Tech Earnings Stumble Could Have Broad Economic Ripple Effect

Economy

After a contraction in the first quarter of 0.3 percent, blue-chip firms in the United States are forecasted to have a 2.8 percent fall in earnings per share for April to June. If those forecasts are realized, the two consecutive quarters of shrinking earnings would be considered an “earnings recession,” Financial Times reported.

“The margin pressure for large tech companies is what is driving the drop in earnings,” said Credit Suisse Senior Equity Strategist Patrick Palfrey, according to the report. “There is earning pressure but it’s not universal — it’s being felt among a few companies, but they happen to be very large.”

Even with the contraction of earnings in the first quarter, shares in the United States have continually risen. The S&P 500 index of firms in the United States reached 3,000 points following comments from Federal Reserve Chairman Jerome Powell, who reinforced the perspective of the market that the central bank will clip interest rates.

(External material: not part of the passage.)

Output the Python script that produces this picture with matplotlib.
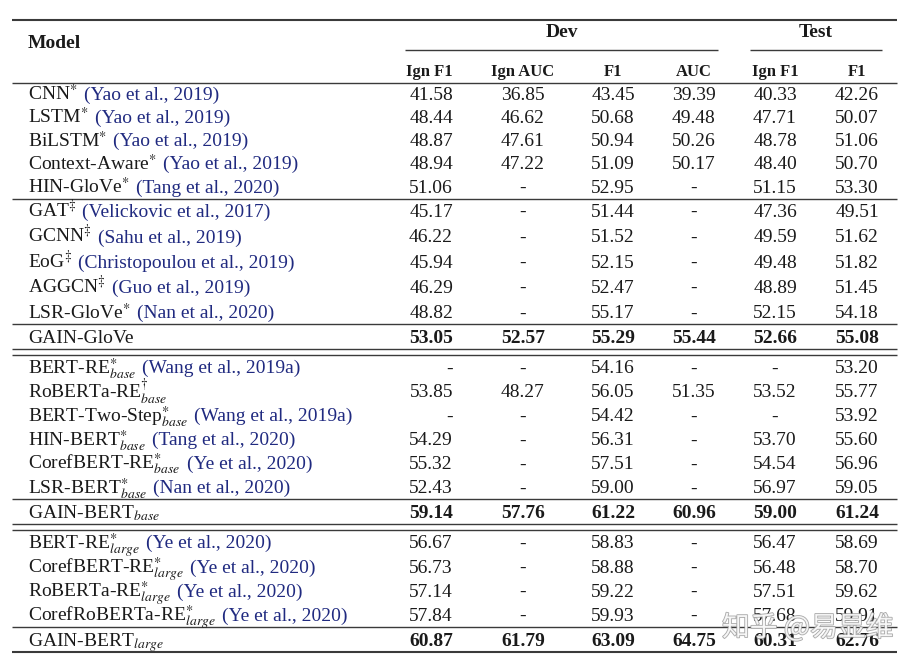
import matplotlib.pyplot as plt
import matplotlib.patheffects as pe

plt.rcParams['font.family'] = 'Liberation Serif'
plt.rcParams['mathtext.fontset'] = 'stix'

# table data
names = ["CNN", "LSTM", "BiLSTM", "Context-Aware", "HIN-GloVe",
         "GAT", "GCNN", "EoG", "AGGCN", "LSR-GloVe", "GAIN-GloVe",
         "BERT-RE", "RoBERTa-RE", "BERT-Two-Step", "HIN-BERT", "CorefBERT-RE", "LSR-BERT", "GAIN-BERT",
         "BERT-RE", "CorefBERT-RE", "RoBERTa-RE", "CorefRoBERTa-RE", "GAIN-BERT"]
marks = ["*"] * 5 + ["‡"] * 4 + ["*", ""] + ["*", "†", "*", "*", "*", "*", ""] + ["*"] * 4 + [""]
subs = [""] * 11 + ["base"] * 7 + ["large"] * 5
cites = (["Yao et al., 2019"] * 4 + ["Tang et al., 2020"]
         + ["Velickovic et al., 2017", "Sahu et al., 2019", "Christopoulou et al., 2019",
            "Guo et al., 2019", "Nan et al., 2020", ""]
         + ["Wang et al., 2019a", "", "Wang et al., 2019a", "Tang et al., 2020",
            "Ye et al., 2020", "Nan et al., 2020", ""]
         + ["Ye et al., 2020"] * 4 + [""])

dev_ign_f1 = [41.58, 48.44, 48.87, 48.94, 51.06, 45.17, 46.22, 45.94, 46.29, 48.82, 53.05,
              None, 53.85, None, 54.29, 55.32, 52.43, 59.14, 56.67, 56.73, 57.14, 57.84, 60.87]
dev_ign_auc = [36.85, 46.62, 47.61, 47.22, None, None, None, None, None, None, 52.57,
               None, 48.27, None, None, None, None, 57.76, None, None, None, None, 61.79]
dev_f1 = [43.45, 50.68, 50.94, 51.09, 52.95, 51.44, 51.52, 52.15, 52.47, 55.17, 55.29,
          54.16, 56.05, 54.42, 56.31, 57.51, 59.00, 61.22, 58.83, 58.88, 59.22, 59.93, 63.09]
dev_auc = [39.39, 49.48, 50.26, 50.17, None, None, None, None, None, None, 55.44,
           None, 51.35, None, None, None, None, 60.96, None, None, None, None, 64.75]
test_ign_f1 = [40.33, 47.71, 48.78, 48.40, 51.15, 47.36, 49.59, 49.48, 48.89, 52.15, 52.66,
               None, 53.52, None, 53.70, 54.54, 56.97, 59.00, 56.47, 56.48, 57.51, 57.68, 60.31]
test_f1 = [42.26, 50.07, 51.06, 50.70, 53.30, 49.51, 51.62, 51.82, 51.45, 54.18, 55.08,
           53.20, 55.77, 53.92, 55.60, 56.96, 59.05, 61.24, 58.69, 58.70, 59.62, 59.91, 62.76]

col_labels = ["Ign F1", "Ign AUC", "F1", "AUC", "Ign F1", "F1"]
columns = [dev_ign_f1, dev_ign_auc, dev_f1, dev_auc, test_ign_f1, test_f1]

# layout (pixel coordinates)
fig = plt.figure(figsize=(9.1, 6.64), dpi=100)
ax = fig.add_axes([0, 0, 1, 1])
ax.set_xlim(0, 910)
ax.set_ylim(664, 0)
ax.axis('off')

x_left, x_right = 12, 897
col_x = [453, 523, 613, 694, 775, 857]
col_ha = ['right'] + ['center'] * 5
group_of = [0] * 5 + [1] * 6 + [2] * 7 + [3] * 5
pitch = [23.3, 25.3, 24.0, 24.3]
rules = {4: 'single', 9: 'single', 10: 'double', 16: 'single', 17: 'double', 21: 'single', 22: 'bottom'}
ink = '#1a1a1a'
cite_color = '#202a80'
rule_color = '#3a3a3a'
fs = 14

# header
ax.hlines(20, x_left, x_right, color=rule_color, lw=1.5)
ax.text(28, 48, "Model", fontsize=fs, fontweight='bold', color=ink, va='baseline')
ax.text(562, 37, "Dev", fontsize=fs, fontweight='bold', color=ink, ha='center', va='baseline')
ax.text(816, 37, "Test", fontsize=fs, fontweight='bold', color=ink, ha='center', va='baseline')
ax.hlines(50, 405, 718, color=rule_color, lw=1.0)
ax.hlines(50, 750, 882, color=rule_color, lw=1.0)
for lab, x, ha in zip(col_labels, col_x, col_ha):
    ax.text(x, 76, lab, fontsize=12, fontweight='bold', color=ink, ha=ha, va='baseline')
ax.hlines(83, x_left, x_right, color=rule_color, lw=1.0)

# rows
tex_mark = {'*': r'\ast', '‡': r'\ddag', '†': r'\dag', '': ''}
renderer = fig.canvas.get_renderer()
inv = ax.transData.inverted()
y = 93
for i, name in enumerate(names):
    base = y + 6.5
    label = name
    if marks[i] or subs[i]:
        sup = "^{%s}" % tex_mark[marks[i]] if marks[i] else ""
        sub = "_{%s}" % subs[i] if subs[i] else ""
        label = name + "$" + sup + sub + "$"
    t = ax.text(28, base, label, fontsize=fs, color=ink, va='baseline')
    if cites[i]:
        bb = t.get_window_extent(renderer)
        x_end = inv.transform((bb.x1, bb.y0))[0]
        ax.text(x_end + 6, base, "(" + cites[i] + ")", fontsize=fs, color=cite_color, va='baseline')
    bold = name.startswith("GAIN")
    for col, x, ha in zip(columns, col_x, col_ha):
        v = col[i]
        s = "-" if v is None else f"{v:.2f}"
        ax.text(x, base, s, fontsize=fs, color=ink, ha=ha, va='baseline',
                fontweight='bold' if bold else 'normal')
    if i in rules:
        ry = y + 12.5
        if rules[i] == 'bottom':
            ax.hlines(ry, x_left, x_right, color=rule_color, lw=1.5)
        else:
            ax.hlines(ry, x_left, x_right, color=rule_color, lw=1.0)
            if rules[i] == 'double':
                ry += 6
                ax.hlines(ry, x_left, x_right, color=rule_color, lw=1.0)
        y = ry + 12
    elif i + 1 < len(names):
        y += pitch[group_of[i + 1]]

# watermark
ax.text(722, 628, "知乎 @易显维", fontsize=20, family=['Noto Sans CJK SC', 'DejaVu Sans'],
        color='white', alpha=0.85, va='center',
        path_effects=[pe.withStroke(linewidth=1.2, foreground='#9a9a9a')])

fig.savefig("out.png", dpi=100)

The tech sector is undergoing pressure on profits because of a tightening labor market. It does not include social media companies like Google and Facebook any longer following an index reshuffle. Labor costs are said to comprise approximately 16 percent of informal technology company revenues.

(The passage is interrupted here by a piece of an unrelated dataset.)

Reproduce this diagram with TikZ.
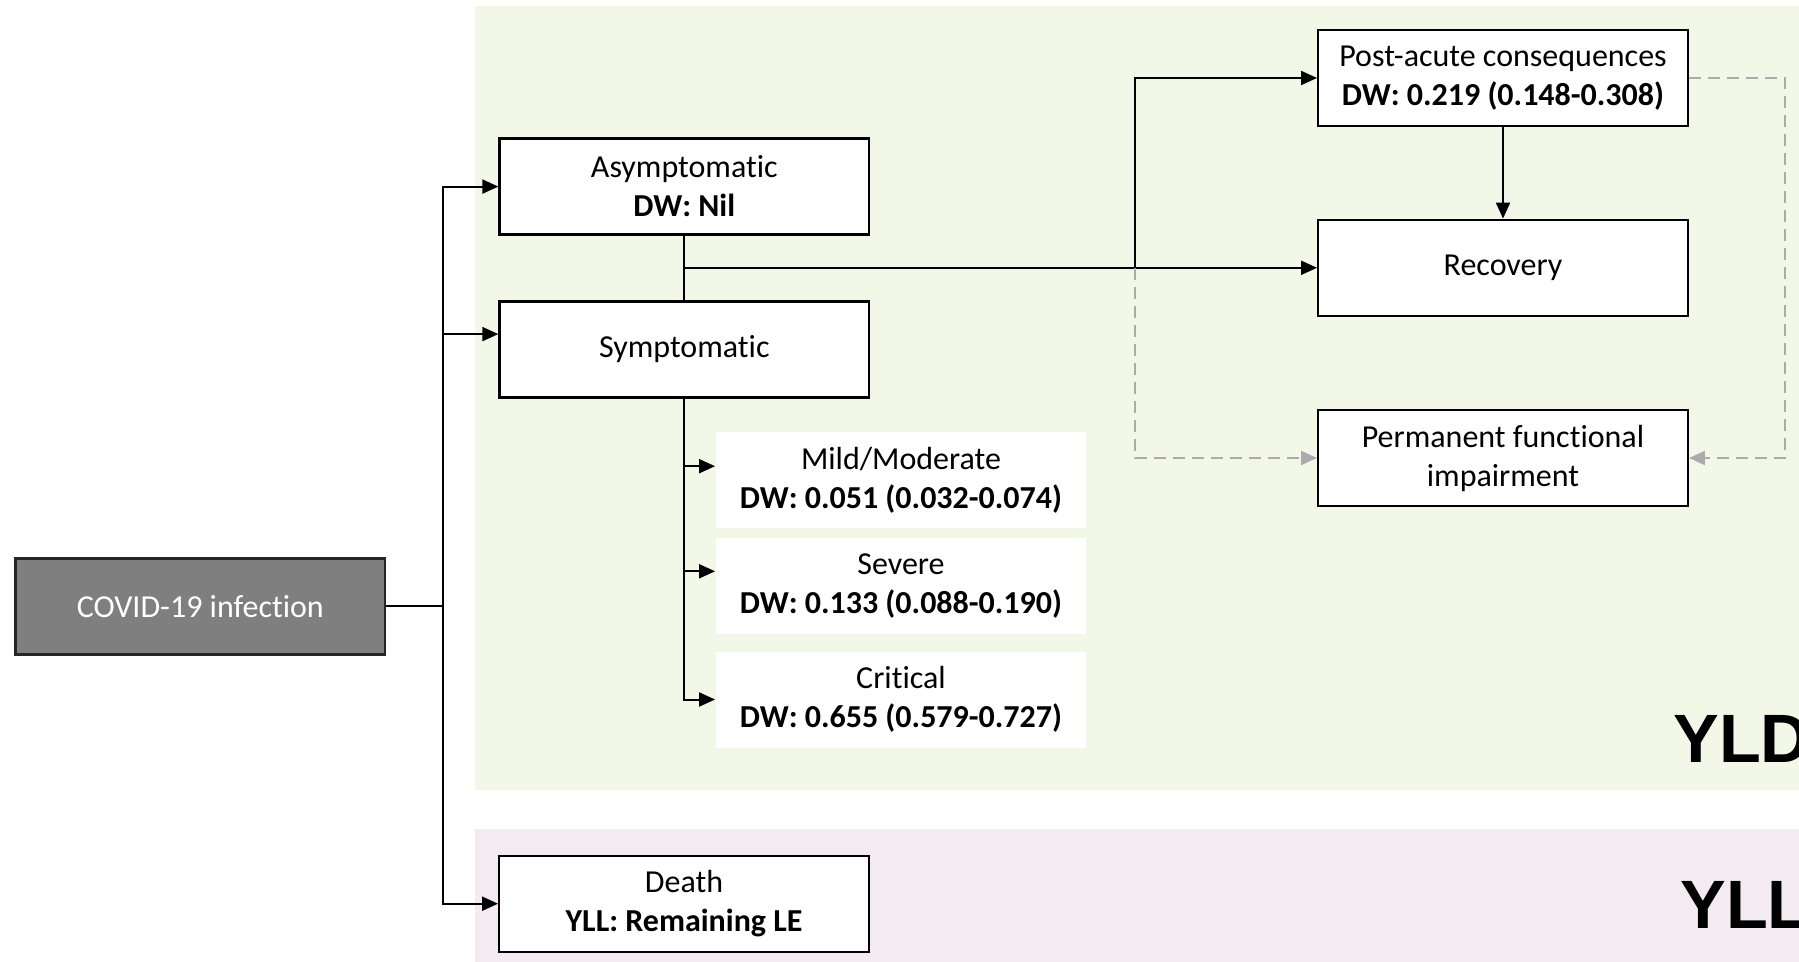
\documentclass[tikz,border=0pt]{standalone}
\usepackage{fontspec}
\setmainfont{Carlito}[Ligatures=NoCommon]
\newfontfamily\panelfont{Liberation Sans}
\usetikzlibrary{arrows.meta}
\definecolor{yldbg}{RGB}{243,247,232}
\definecolor{yllbg}{RGB}{244,234,242}
\definecolor{infgray}{RGB}{127,127,127}
\definecolor{dashgray}{RGB}{172,170,170}
\begin{document}
\begin{tikzpicture}[x=0.5pt,y=0.5pt,yscale=-1,xscale=1,
  box/.style={draw, line width=1.2pt, fill=white, minimum width=184.75pt, minimum height=48pt, inner sep=0pt, align=center, font=\fontsize{16}{19.5}\selectfont},
  dwbox/.style={box, draw=none},
  arr/.style={line width=1pt, -{Triangle[length=8pt,width=7pt]}},
  link/.style={line width=1pt},
  dasharr/.style={line width=1.1pt, dashgray, dash pattern=on 6pt off 3.5pt, -{Triangle[length=8pt,width=7pt]}},
  panel/.style={font=\panelfont\bfseries\fontsize{34.2}{34.2}\selectfont, anchor=base west, inner sep=0pt}]
\useasboundingbox (0,0) rectangle (1799,962);

%Shape: Rectangle (YLD panel)
\fill [yldbg] (475,6) rectangle (1820,790);
%Shape: Rectangle (YLL panel)
\fill [yllbg] (475,829) rectangle (1820,970);

% Text Node
\node [box, fill=infgray, draw={rgb,255:red,38;green,38;blue,38}, text=white, minimum width=184.75pt] (covid) at (200.3,606.3) {COVID-19 infection};
% Text Node
\node [box] (asym) at (684.3,186.6) {Asymptomatic\\\textbf{DW: Nil}};
% Text Node
\node [box] (sym) at (684.3,349.5) {Symptomatic};
% Text Node
\node [box] (death) at (684,903.7) {Death\\\textbf{YLL: Remaining LE}};
% Text Node
\node [dwbox] (mild) at (901,480.2) {Mild/Moderate\\\textbf{DW: 0.051 (0.032-0.074)}};
% Text Node
\node [dwbox] (sev) at (901,585.7) {Severe\\\textbf{DW: 0.133 (0.088-0.190)}};
% Text Node
\node [dwbox] (crit) at (901,699.5) {Critical\\\textbf{DW: 0.655 (0.579-0.727)}};
% Text Node
\node [box] (post) at (1503,78) {Post-acute consequences\\\textbf{DW: 0.219 (0.148-0.308)}};
% Text Node
\node [box] (recov) at (1503,267.8) {Recovery};
% Text Node
\node [box] (perm) at (1503,458) {Permanent functional\\impairment};

% Text Node
\node [panel] (yld) at (1673,762) {YLD};
% Text Node
\node [panel] (yll) at (1680,928) {YLL};

%Straight Lines
\coordinate (split) at (443,606.3);
\draw [link] (covid.east) -- (split);
\draw [arr] (split) |- (asym.west);
\draw [arr] (split) |- ([yshift=-7.7pt]sym.west);
\draw [arr] (split) |- (death.west);

%Straight Lines
\draw [link] (asym.south) -- (sym.north);
\coordinate (join) at (684.3,267.8);
\draw [arr] (join) -- (recov.west);
\coordinate (fork) at (1135,267.8);
\draw [arr] (fork) |- (post.west);
\draw [arr] (post.south) -- (recov.north);

%Straight Lines
\draw [arr] (sym.south) |- ([yshift=-7pt]mild.west);
\draw [arr] (sym.south) |- ([yshift=-7.2pt]sev.west);
\draw [arr] (sym.south) |- (crit.west);

%Dashed Lines
\draw [dasharr] (fork) |- (perm.west);
\coordinate (rturn) at (1785,458);
\draw [dasharr] (post.east) -| (rturn) -- (perm.east);

\end{tikzpicture}
\end{document}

However, FT reported that “not all analysts are convinced earnings will fall.” The outlet noted that U.S. firms often provide “dire guidance” to cause analysts to decrease earnings predictions, which offers a low bar to come out ahead of at the time of the official release of earnings.

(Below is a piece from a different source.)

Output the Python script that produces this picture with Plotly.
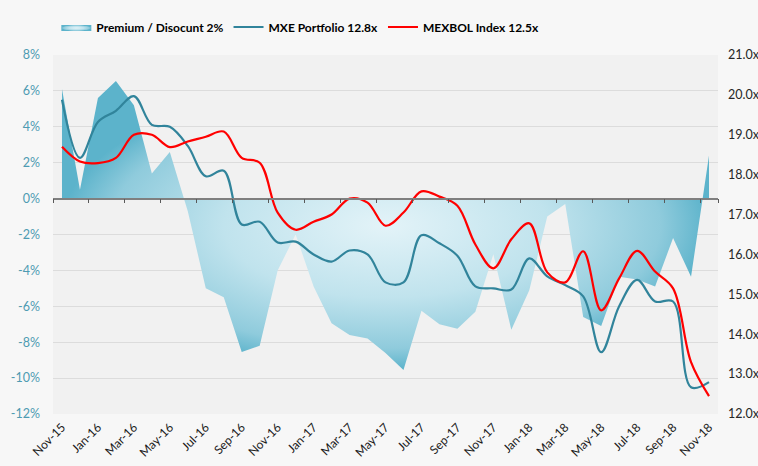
import plotly.graph_objects as go

months = ["Nov-15","Dec-15","Jan-16","Feb-16","Mar-16","Apr-16","May-16","Jun-16","Jul-16","Aug-16",
          "Sep-16","Oct-16","Nov-16","Dec-16","Jan-17","Feb-17","Mar-17","Apr-17","May-17","Jun-17",
          "Jul-17","Aug-17","Sep-17","Oct-17","Nov-17","Dec-17","Jan-18","Feb-18","Mar-18","Apr-18",
          "May-18","Jun-18","Jul-18","Aug-18","Sep-18","Oct-18","Nov-18"]

premium = [6.1, 0.5, 5.6, 6.55, 5.2, 1.4, 2.6, -0.7, -5.0, -5.5,
           -8.55, -8.2, -4.0, -2.0, -4.9, -6.95, -7.6, -7.8, -8.6, -9.55,
           -6.25, -7.0, -7.25, -6.3, -3.1, -7.3, -5.1, -1.0, -0.3, -6.6,
           -7.1, -4.35, -4.5, -4.9, -2.2, -4.35, 2.4]

mxe = [19.88, 18.42, 19.32, 19.6, 19.97, 19.25, 19.2, 18.72, 17.96, 18.1,
       16.75, 16.82, 16.3, 16.32, 16.0, 15.82, 16.1, 16.0, 15.3, 15.3,
       16.48, 16.28, 15.97, 15.2, 15.15, 15.12, 15.9, 15.45, 15.23, 14.95,
       13.55, 14.7, 15.36, 14.82, 14.82, 12.67, 12.8]

mexbol = [18.70, 18.33, 18.29, 18.42, 19.0, 19.0, 18.69, 18.83, 18.95, 19.08,
          18.42, 18.3, 17.05, 16.62, 16.82, 17.0, 17.4, 17.3, 16.72, 17.05,
          17.58, 17.45, 17.22, 16.25, 15.65, 16.38, 16.78, 15.55, 15.3, 16.08,
          14.6, 15.4, 16.09, 15.57, 15.15, 13.3, 12.45]

left_ticks = [-12, -10, -8, -6, -4, -2, 0, 2, 4, 6, 8]
right_ticks = [12, 13, 14, 15, 16, 17, 18, 19, 20, 21]

names = ["Premium / Disocunt 2%", "MXE Portfolio 12.8x", "MEXBOL Index 12.5x"]

FONT = "Lato"

fig = go.Figure()

fig.add_trace(go.Scatter(
    x=months, y=premium, name=names[0], mode="lines",
    line=dict(width=0, color="rgba(0,0,0,0)"),
    fill="tozeroy",
    fillgradient=dict(type="radial",
                      colorscale=[[0, "#e3f3f8"], [0.5, "#c0e3ed"], [0.85, "#8fcbdc"], [1, "#5cb3cb"]]),
    xaxis="x", yaxis="y", hoverinfo="skip",
))

# helper axis trace (draws the category axis crossing at 0%)
fig.add_trace(go.Scatter(
    x=months, y=[None] * len(months), mode="lines", showlegend=False,
    xaxis="x2", yaxis="y", hoverinfo="skip",
))

fig.add_trace(go.Scatter(
    x=months, y=mxe, name=names[1], mode="lines",
    line=dict(color="#31849b", width=2.2, shape="spline", smoothing=1.0),
    xaxis="x", yaxis="y2",
))

fig.add_trace(go.Scatter(
    x=months, y=mexbol, name=names[2], mode="lines",
    line=dict(color="#ff0000", width=2.2, shape="spline", smoothing=1.0),
    xaxis="x", yaxis="y2",
))

fig.update_layout(
    width=758, height=466,
    margin=dict(l=53, r=40, t=55, b=52, autoexpand=False),
    paper_bgcolor="#f7f7f7",
    plot_bgcolor="#f1f1f1",
    font=dict(family=FONT, size=12, color="#262626"),
    showlegend=True,
    legend=dict(orientation="h", x=0.005, xanchor="left", y=1.078, yanchor="middle",
                font=dict(family=FONT, size=12, color="#000000", weight="bold"),
                bgcolor="rgba(0,0,0,0)", itemwidth=30, tracegroupgap=0),
    xaxis=dict(
        type="category", categoryorder="array", categoryarray=months,
        range=[-0.5, 36.5], showgrid=False, zeroline=False, showline=False,
        tickmode="array", tickvals=months[::2], ticktext=months[::2],
        tickangle=-45, ticks="", tickfont=dict(family=FONT, size=12, color="#1a1a1a"),
        ticklabelstandoff=3,
    ),
    xaxis2=dict(
        type="category", categoryorder="array", categoryarray=months,
        overlaying="x", anchor="free", position=0.6, range=[-0.5, 36.5],
        showgrid=False, zeroline=False, showline=True, linecolor="#7f7f7f", linewidth=1.6,
        tickmode="array", tickvals=months[::2], tickson="boundaries",
        ticks="outside", ticklen=4, tickwidth=1, tickcolor="#595959",
        showticklabels=False,
    ),
    yaxis=dict(
        range=[-12, 8], tickmode="array", tickvals=left_ticks,
        ticktext=[f"{v}%" for v in left_ticks],
        showgrid=True, gridcolor="#dcdcdc", gridwidth=1.3, zeroline=False, showline=False,
        tickfont=dict(family=FONT, size=12.5, color="#4e9bb2"), ticks="", ticklabelstandoff=12,
    ),
    yaxis2=dict(
        range=[12, 21], overlaying="y", side="right", tickmode="array", tickvals=right_ticks,
        ticktext=[f"{v:.1f}x" for v in right_ticks],
        showgrid=False, zeroline=False, showline=False,
        tickfont=dict(family=FONT, size=12.5, color="#262626"), ticks="", ticklabelstandoff=9,
    ),
)

fig.write_html("out.html", config={"displayModeBar": False},
               post_script="document.body.style.margin='0';")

The news comes after it was reported that 77 percent of companies that have issued pre-announcements ahead of earnings reports said profits will be under expectations of Wall Street. Analysts have already forecasted a drop for the first three quarters of 2019, and companies are now joining the chorus of dissent.

FactSet reported that this is going to be the second-worst quarter since the organization began compiling in 2006, and two highly tariff-sensitive sectors, healthcare and tech, will take the largest hits.